Though all the supporting cast is great, they’re forced to deliver laughably cornball lines with straight faces. It’s as if everyone thinks they’re in a 1940s movie starring Gary Cooper and Barbara Stanwyck. If we forget we’re watching this in the new century, the soundtrack—heavy with Dean Martin, Sinatra and Pavarotti—is there to get us in the proper frame of mind.
To be fair, there is some nice, old-fashioned chemistry between the two leads. Driver is awfully sweet and surprisingly low-key as a girl who’s been on one too many blind dates. Forget about Mr. Right; at this point, she’ll take Mr. All-Right-You-Don’t-Have-Hair-Transplants! Duchovny is no Gary Cooper, but he rises above his deadpan demeanor to bring charm and wit to the relationship—not to mention the fact that he’s willing to suffer through the Sinatra vs. Crosby arguments.

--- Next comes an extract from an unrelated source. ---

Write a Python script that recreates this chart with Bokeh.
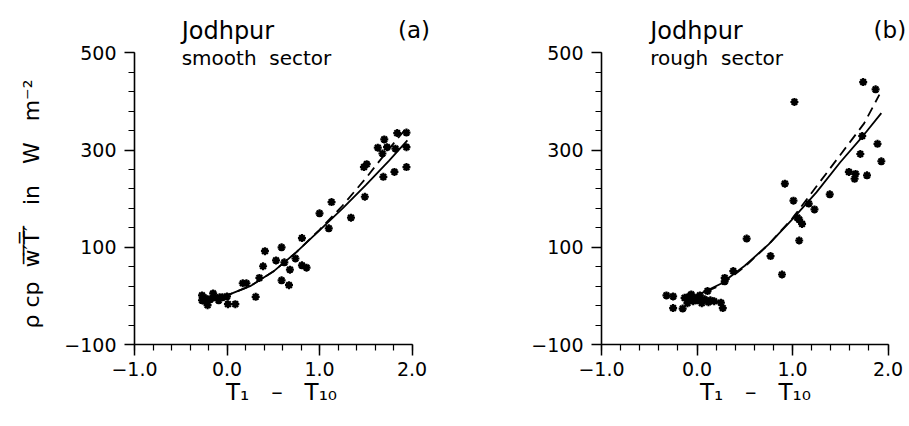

The best moments in Return to Me aren’t the intended ones—you know, the earnest, sentimental scenes that are supposed to make us swoon with dewy-eyed romanticism. No, it’s the throwaway jokes, Hunt’s trademark, that make the movie bearable and, at times, delightful. For her first time behind the camera, Hunt has created what amounts to a warm family atmosphere, surrounding herself with some of her own relatives in bit parts as well as fellow actors she’s worked with in the past, including Holly Wortell who’s listed as “Blind Date From Hell” (you’ll know her when you see her) and co-writer Don Lake who also gets a few seconds as another blind date known in the credits as “Bad Hairpiece” (you’ll know him when you see him).
Return to Me may not generate many return visits at the box office, but it’s got enough tart one-liners to make it worth wading through the sentimental goo.